The fourth part has 5 chapters. Escalation of conflict between the Mughal authorities and Guru Gobind Singh, resulting in the evacuation of Anandpur, is the subject of chapter 8. In chapters 9 and 10, Guru Gobind Singh negotiates a peaceful settlement with Aurangzeb and Bahadur Shah. On the failure of negotiations, Banda was commissioned as a Singh to lead the Khalsa Singhs in revolt against the Mughal state in a bid for Khalsa Raj. In chapter 11, Guru Gobind Singh enunciates the last commandment of his life, the vesting of Guruship in the Granth and the Panth. The political, social, and cultural legacies of Guru Gobind Singh are discussed in chapter 12.
A number of controversial themes have been discussed in short appendices: (a) Khalsa identity in a recent study of the Sikh warrior tradition; (b) Ani Rai's Jangnama; (c) Guru Gobind Singh's speech on the Baisakhi of 1699; (d) Koer Singh's Gurbilas; (e) Bhai Nand Lal's homage to the Sikh Gurus; (f) Signification of the term 'Khalsa'; (g) Perspectives on the Zafarnama; (h) How to account for Guru Gobind Singh's presence near Bahadur Shah (1707-8); (i) Mata Sundari, Mata Sahib Devi, and the Khalsa Panth; and (j) Hanne Hanne Patshahi.
The sub-title of the book, 'Master of the White Hawk', is added with deference to its association with Guru Gobind Singh in popular Sikh art and lore. Incidentally, the Mughal emperor Akbar was also fond of the white hawk.

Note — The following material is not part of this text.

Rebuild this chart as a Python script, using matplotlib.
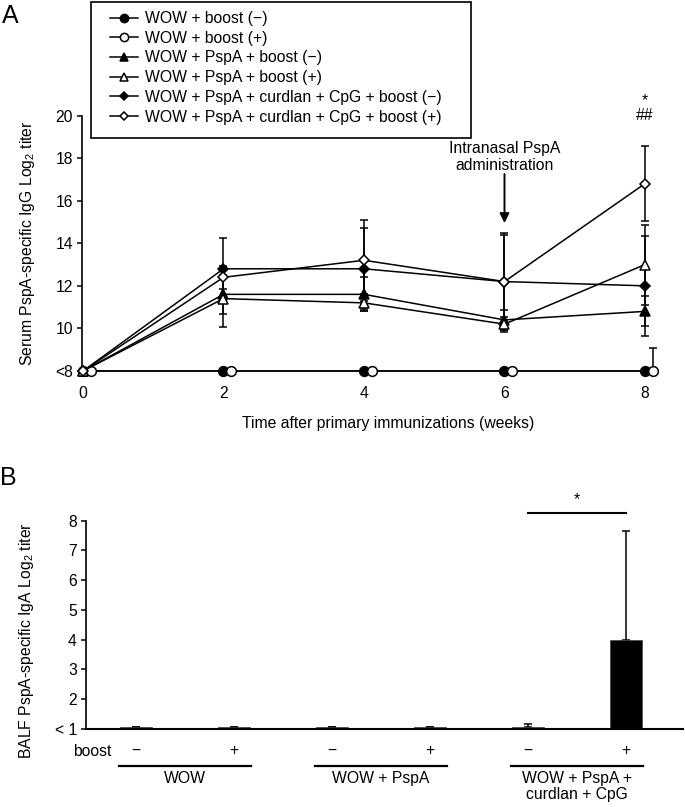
import numpy as np
import matplotlib
matplotlib.use("Agg")
import matplotlib.pyplot as plt
import matplotlib.transforms as mtransforms
from matplotlib.lines import Line2D
from matplotlib.patches import Rectangle

plt.rcParams['font.family'] = ['Liberation Sans', 'DejaVu Sans']
plt.rcParams['mathtext.fontset'] = 'custom'
plt.rcParams['mathtext.rm'] = 'Liberation Sans'

FS = 11.3

# ---------------- Panel A data ----------------
weeks = [0, 2, 4, 6, 8]
week_labels = ["0", "2", "4", "6", "8"]
a_yticks = [8, 10, 12, 14, 16, 18, 20]
a_yticklabels = ["<8", "10", "12", "14", "16", "18", "20"]

series_labels = [
    "WOW + boost (\u2212)",
    "WOW + boost (+)",
    "WOW + PspA + boost (\u2212)",
    "WOW + PspA + boost (+)",
    "WOW + PspA + curdlan + CpG + boost (\u2212)",
    "WOW + PspA + curdlan + CpG + boost (+)",
]
wow_minus = [8, 8, 8, 8, 8]
wow_minus_sd = [0, 0, 0, 0, 0]
wow_plus = [8, 8, 8, 8, 8]
wow_plus_sd = [0, 0, 0, 0, 1.08]
pspa_minus = [8, 11.6, 11.6, 10.4, 10.8]
pspa_minus_sd = [0, 0.9, 0.8, 0.46, 0.7]
pspa_plus = [8, 11.4, 11.2, 10.2, 13.0]
pspa_plus_sd = [0, 1.33, 0.4, 0.35, 1.88]
cur_minus = [8, 12.8, 12.8, 12.2, 12.0]
cur_minus_sd = [0, 1.45, 1.9, 2.2, 2.34]
cur_plus = [8, 12.4, 13.2, 12.2, 16.8]
cur_plus_sd = [0, 0.55, 1.9, 2.27, 1.77]

# ---------------- Panel B data ----------------
b_groups = ["WOW", "WOW + PspA", "WOW + PspA +\ncurdlan + CpG"]
b_boost = ["\u2212", "+", "\u2212", "+", "\u2212", "+"]
b_means = [1.07, 1.07, 1.07, 1.07, 1.07, 4.0]
b_sd = [0, 0, 0, 0, 0.1, 3.66]
b_yticks = [1, 2, 3, 4, 5, 6, 7, 8]
b_yticklabels = ["< 1", "2", "3", "4", "5", "6", "7", "8"]

W, H = 685, 807
fig = plt.figure(figsize=(W / 100, H / 100), dpi=100)

def fx(px):
    return px / W

def fy(py):
    return 1 - py / H

# ---------------- Panel A ----------------
axA = fig.add_axes([fx(82), fy(371), fx(676.6) - fx(82), fy(115.5) - fy(371)])
axA.set_xlim(-0.014, 8.45)
axA.set_ylim(8, 20)

styles = [
    dict(marker='o', mfc='black', ms=7),
    dict(marker='o', mfc='white', ms=7),
    dict(marker='^', mfc='black', ms=6.5),
    dict(marker='^', mfc='white', ms=6.5),
    dict(marker='D', mfc='black', ms=5.2),
    dict(marker='D', mfc='white', ms=5.2),
]
means = [wow_minus, wow_plus, pspa_minus, pspa_plus, cur_minus, cur_plus]
sds = [wow_minus_sd, wow_plus_sd, pspa_minus_sd, pspa_plus_sd, cur_minus_sd, cur_plus_sd]
offset = mtransforms.offset_copy(axA.transData, fig=fig, x=7.7, y=0, units='dots')
handles = []
for i, (m, s, st) in enumerate(zip(means, sds, styles)):
    m = np.array(m, float)
    s = np.array(s, float)
    tr = offset if i == 1 else axA.transData
    lower = np.minimum(s, m - 8)
    axA.errorbar(weeks, m, yerr=[lower, s], fmt='none', ecolor='black',
                 elinewidth=1.1, capsize=2.6, capthick=1.1, transform=tr,
                 clip_on=False, zorder=2)
    ln, = axA.plot(weeks, m, color='black', lw=1.1, mec='black', mew=1.1,
                   transform=tr, clip_on=False, zorder=3 + (i % 2), **st)
    handles.append(ln)

for sp in ['top', 'right', 'bottom']:
    axA.spines[sp].set_visible(False)
axA.spines['left'].set_linewidth(1.2)
axA.set_yticks(a_yticks)
axA.set_yticklabels(a_yticklabels, fontsize=FS)
axA.set_xticks(weeks)
axA.set_xticklabels(week_labels, fontsize=FS)
axA.tick_params(axis='y', direction='out', length=3.5, width=1.1, pad=3)
axA.tick_params(axis='x', length=0, pad=11)
fig.text(fx(28), fy(243), "Serum PspA-specific IgG Log$_2$ titer", rotation=90,
         ha='center', va='center', fontsize=FS)
fig.text(fx(388), fy(424), "Time after primary immunizations (weeks)",
         ha='center', va='center', fontsize=FS)

# significance marks
axA.text(8, 20.72, "*", ha='center', va='center', fontsize=FS)
axA.text(8, 19.98, "##", ha='center', va='center', fontsize=FS)

# arrow
axA.annotate("", xy=(6, 14.95), xytext=(6, 17.25),
             arrowprops=dict(arrowstyle='-|>', color='black', lw=1.4,
                             mutation_scale=14, shrinkA=0, shrinkB=0))
axA.text(6, 18.05, "Intranasal PspA\nadministration", ha='center', va='center',
         fontsize=FS, linespacing=1.15)

# legend
fig.patches.append(Rectangle((fx(91), fy(138)), fx(471) - fx(91), fy(2) - fy(138),
                             transform=fig.transFigure, fill=False,
                             edgecolor='black', lw=1.2))
fig.legend(handles, series_labels, loc='upper left',
           bbox_to_anchor=(fx(110), fy(11)), bbox_transform=fig.transFigure,
           frameon=False, borderpad=0, borderaxespad=0, handlelength=1.8,
           handletextpad=0.45, labelspacing=0.3, fontsize=FS, markerscale=0.85)

fig.text(fx(2), fy(16), "A", fontsize=18, ha='left', va='center')

# ---------------- Panel B ----------------
axB = fig.add_axes([fx(86), fy(729), fx(683) - fx(86), fy(520.7) - fy(729)])
xb = np.arange(len(b_means))
axB.set_xlim(-0.51, 5.58)
axB.set_ylim(1, 8)
bm = np.array(b_means)
bs = np.array(b_sd)
axB.bar(xb, bm, width=0.33, color='black', edgecolor='#444444', lw=0.5, zorder=2)
axB.errorbar(xb, bm, yerr=[np.zeros_like(bs), bs], fmt='none', ecolor='black',
             elinewidth=1.1, capsize=3, capthick=1.1, zorder=1)
for sp in ['top', 'right']:
    axB.spines[sp].set_visible(False)
axB.spines['left'].set_linewidth(1.2)
axB.spines['bottom'].set_linewidth(1.5)
axB.set_yticks(b_yticks)
axB.set_yticklabels(b_yticklabels, fontsize=FS)
axB.tick_params(axis='y', direction='out', length=3.5, width=1.1, pad=3)
axB.set_xticks([])
fig.text(fx(27), fy(640), "BALF PspA-specific IgA Log$_2$ titer", rotation=90,
         ha='center', va='center', fontsize=FS)

# bracket
axB.plot([4, 5], [8.27, 8.27], color='black', lw=1.5, clip_on=False)
axB.text(4.5, 8.72, "*", ha='center', va='center', fontsize=FS)

blend = mtransforms.blended_transform_factory(axB.transData, fig.transFigure)
fig.text(fx(92), fy(752), "boost", ha='center', va='center', fontsize=FS)
for x, s in zip(xb, b_boost):
    axB.text(x, fy(750), s, transform=blend, ha='center', va='center',
             fontsize=FS, clip_on=False)
for g, name in enumerate(b_groups):
    x0, x1 = 2 * g - 0.17, 2 * g + 1 + 0.17
    axB.add_line(Line2D([x0, x1], [fy(766), fy(766)], transform=blend,
                        color='black', lw=1.6, clip_on=False))
    axB.text(2 * g + 0.5, fy(771), name, transform=blend, ha='center', va='top',
             fontsize=FS, linespacing=1.1, clip_on=False)

fig.text(fx(0), fy(478), "B", fontsize=18, ha='left', va='center')

fig.savefig("out.png", dpi=100)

Working on this book, I have become indebted to a number of institutions and individuals. I may mention in particular Bhai Kahn Singh Nabha Library, Punjabi University, Patiala; the Library of its Department of Punjab Historical Studies; A. C. Joshi Library, Panjab University, Chandigarh; Bhai Gurdas Library, Guru Nanak Dev University, Amritsar; and Sikh History Research Library, Khalsa College, Amritsar. Among the persons who have been helpful throughout this work, I would like to mention Professor Indu Banga, Dr Karamjit K. Malhotra, Professor Sheena Pall, and Professor Reeta Grewal (my daughter). Without their sustained interest and active support, the book would not have been completed. I am grateful to them.
I am thankful to Komal for typing out several drafts of the book with diligence and care.
It has been a pleasure to work with the OUP team. I appreciate their professional concern.